-- AIM --
Determine how many lines include the string "seaborn". Output that number only.

— START OF GIVEN INFORMATION —

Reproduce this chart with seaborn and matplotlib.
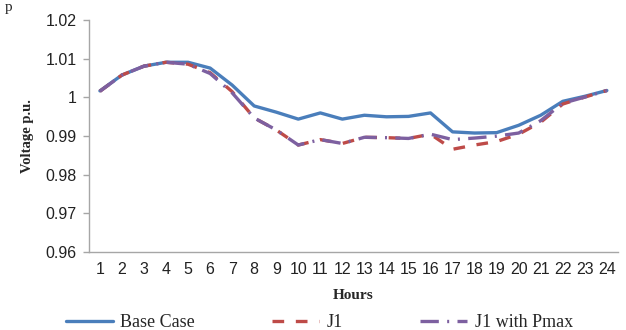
import numpy as np
import pandas as pd
import matplotlib
matplotlib.use("Agg")
import matplotlib.pyplot as plt
import seaborn as sns
from matplotlib.ticker import FixedLocator

# ==========================
# DATA
# ==========================
hours = list(range(1, 25))

base_case = [1.0017, 1.0058, 1.0081, 1.0091, 1.0091, 1.0076, 1.0032, 0.9978,
             0.9962, 0.9944, 0.9960, 0.9944, 0.9954, 0.9950, 0.9951, 0.9960,
             0.9911, 0.9908, 0.9909, 0.9928, 0.9954, 0.9990, 1.0003, 1.0018]

j1 = [1.0016, 1.0058, 1.0081, 1.0091, 1.0086, 1.0064, 1.0015, 0.9947,
      0.9916, 0.9877, 0.9891, 0.9881, 0.9897, 0.9896, 0.9894, 0.9905,
      0.9866, 0.9877, 0.9886, 0.9905, 0.9936, 0.9983, 1.0001, 1.0018]

j1_pmax = [1.0016, 1.0058, 1.0081, 1.0091, 1.0086, 1.0062, 1.0012, 0.9947,
           0.9916, 0.9877, 0.9891, 0.9881, 0.9897, 0.9896, 0.9894, 0.9905,
           0.9891, 0.9895, 0.9900, 0.9908, 0.9940, 0.9985, 1.0001, 1.0018]

y_ticks = [0.96, 0.97, 0.98, 0.99, 1.00, 1.01, 1.02]
y_tick_labels = ["0.96", "0.97", "0.98", "0.99", "1", "1.01", "1.02"]

# ==========================
# STYLE
# ==========================
sns.set_style("white")
plt.rcParams["font.family"] = ["Liberation Sans", "DejaVu Sans"]

BLUE = "#4A7EBB"
RED = "#BE4B48"
PURPLE = "#7D60A0"
GRID_GRAY = "#A6A6A6"

fig = plt.figure(figsize=(6.26, 3.30), dpi=100)
ax = fig.add_axes([0.142, 0.236, 0.845, 0.703])

df = pd.DataFrame({"Hours": hours, "Base Case": base_case, "J1": j1, "J1 with Pmax": j1_pmax})

sns.lineplot(data=df, x="Hours", y="Base Case", ax=ax, color=BLUE, lw=2.4,
             label="Base Case")
sns.lineplot(data=df, x="Hours", y="J1", ax=ax, color=RED, lw=2.4,
             label="J1")
sns.lineplot(data=df, x="Hours", y="J1 with Pmax", ax=ax, color=PURPLE, lw=2.4,
             label="J1 with Pmax")

ax.lines[1].set_dashes([3.5, 3.5])
ax.lines[2].set_dashes([5.5, 2.5, 0.6, 2.5])

# ==========================
# AXES
# ==========================
ax.set_xlim(0.5, 24.5)
ax.set_ylim(0.96, 1.02)

ax.set_xticks(hours)
ax.set_xticklabels([str(h) for h in hours], fontsize=11.5, color="#222222")
ax.xaxis.set_minor_locator(FixedLocator(np.arange(0.5, 25, 1)))
ax.tick_params(axis="x", which="major", length=0, pad=7)
ax.tick_params(axis="x", which="minor", length=4, color=GRID_GRAY, width=1, direction="out")

ax.set_yticks(y_ticks)
ax.set_yticklabels(y_tick_labels, fontsize=11.5, color="#222222")
ax.tick_params(axis="y", length=4, color=GRID_GRAY, width=1, direction="out", left=True, pad=5)

for side in ["top", "right"]:
    ax.spines[side].set_visible(False)
for side in ["left", "bottom"]:
    ax.spines[side].set_color(GRID_GRAY)
    ax.spines[side].set_linewidth(1)

ax.set_xlabel("Hours", fontsize=11, fontweight="bold", family="Liberation Serif", labelpad=9)
ax.set_ylabel("Voltage p.u.", fontsize=10.5, fontweight="bold", family="Liberation Serif", labelpad=8)

ax.legend_.remove()
handles, labels = ax.get_legend_handles_labels()
fig.legend(handles, labels, loc="center", bbox_to_anchor=(0.51, 0.022), ncol=3,
           frameon=False, prop={"family": "Liberation Serif", "size": 13},
           handlelength=2.6, columnspacing=4.3, handletextpad=0.4)

fig.text(0.008, 0.998, "p", fontsize=11, family="Liberation Serif", va="top")

plt.savefig("out.png", dpi=100)
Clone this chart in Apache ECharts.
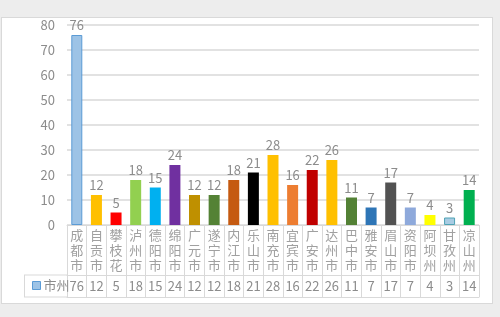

— END OF GIVEN INFORMATION —

-- TASK SOLUTION --
2